## Written task
Restate the listing below word for word, omitting any images.

** Start of Records for this task **

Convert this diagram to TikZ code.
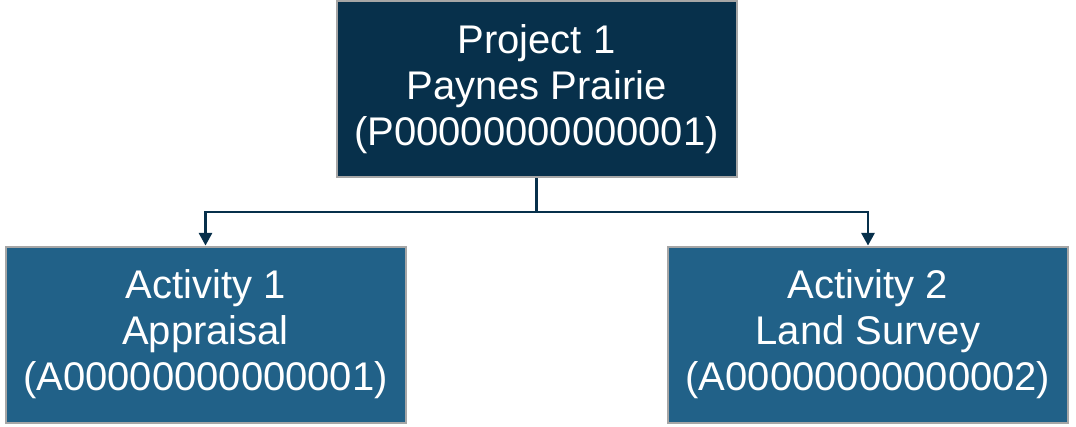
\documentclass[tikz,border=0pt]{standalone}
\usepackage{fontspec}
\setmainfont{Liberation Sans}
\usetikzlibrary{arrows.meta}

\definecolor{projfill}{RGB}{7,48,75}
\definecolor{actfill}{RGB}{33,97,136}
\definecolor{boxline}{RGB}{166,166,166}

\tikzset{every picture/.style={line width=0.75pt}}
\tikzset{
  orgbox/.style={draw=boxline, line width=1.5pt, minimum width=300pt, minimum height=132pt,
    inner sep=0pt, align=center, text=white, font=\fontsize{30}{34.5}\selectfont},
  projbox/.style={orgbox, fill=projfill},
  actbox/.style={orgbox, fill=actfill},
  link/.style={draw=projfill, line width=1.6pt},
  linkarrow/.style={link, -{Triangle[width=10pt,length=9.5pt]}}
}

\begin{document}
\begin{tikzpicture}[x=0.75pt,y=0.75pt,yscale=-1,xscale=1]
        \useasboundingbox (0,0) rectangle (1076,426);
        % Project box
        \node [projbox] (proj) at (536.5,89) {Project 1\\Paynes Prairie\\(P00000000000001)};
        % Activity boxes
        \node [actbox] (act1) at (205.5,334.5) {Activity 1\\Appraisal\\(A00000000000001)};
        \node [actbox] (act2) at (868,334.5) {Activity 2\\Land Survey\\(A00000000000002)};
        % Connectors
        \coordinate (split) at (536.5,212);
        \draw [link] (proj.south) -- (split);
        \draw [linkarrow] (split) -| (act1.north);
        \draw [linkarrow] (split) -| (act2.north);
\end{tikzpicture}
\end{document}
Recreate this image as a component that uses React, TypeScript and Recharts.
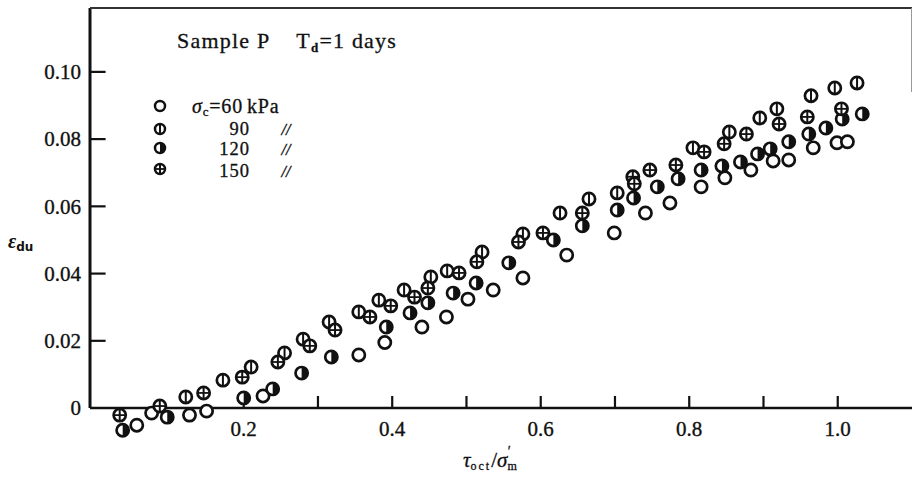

** End of Records for this task **

## Result
Convert this diagram to TikZ code.
\documentclass[tikz,border=0pt]{standalone}
\usepackage{fontspec}
\setmainfont{Liberation Sans}
\usetikzlibrary{arrows.meta}

\definecolor{projfill}{RGB}{7,48,75}
\definecolor{actfill}{RGB}{33,97,136}
\definecolor{boxline}{RGB}{166,166,166}

\tikzset{every picture/.style={line width=0.75pt}}
\tikzset{
  orgbox/.style={draw=boxline, line width=1.5pt, minimum width=300pt, minimum height=132pt,
    inner sep=0pt, align=center, text=white, font=\fontsize{30}{34.5}\selectfont},
  projbox/.style={orgbox, fill=projfill},
  actbox/.style={orgbox, fill=actfill},
  link/.style={draw=projfill, line width=1.6pt},
  linkarrow/.style={link, -{Triangle[width=10pt,length=9.5pt]}}
}

\begin{document}
\begin{tikzpicture}[x=0.75pt,y=0.75pt,yscale=-1,xscale=1]
        \useasboundingbox (0,0) rectangle (1076,426);
        % Project box
        \node [projbox] (proj) at (536.5,89) {Project 1\\Paynes Prairie\\(P00000000000001)};
        % Activity boxes
        \node [actbox] (act1) at (205.5,334.5) {Activity 1\\Appraisal\\(A00000000000001)};
        \node [actbox] (act2) at (868,334.5) {Activity 2\\Land Survey\\(A00000000000002)};
        % Connectors
        \coordinate (split) at (536.5,212);
        \draw [link] (proj.south) -- (split);
        \draw [linkarrow] (split) -| (act1.north);
        \draw [linkarrow] (split) -| (act2.north);
\end{tikzpicture}
\end{document}
Recreate this image as a component that uses React, TypeScript and Recharts.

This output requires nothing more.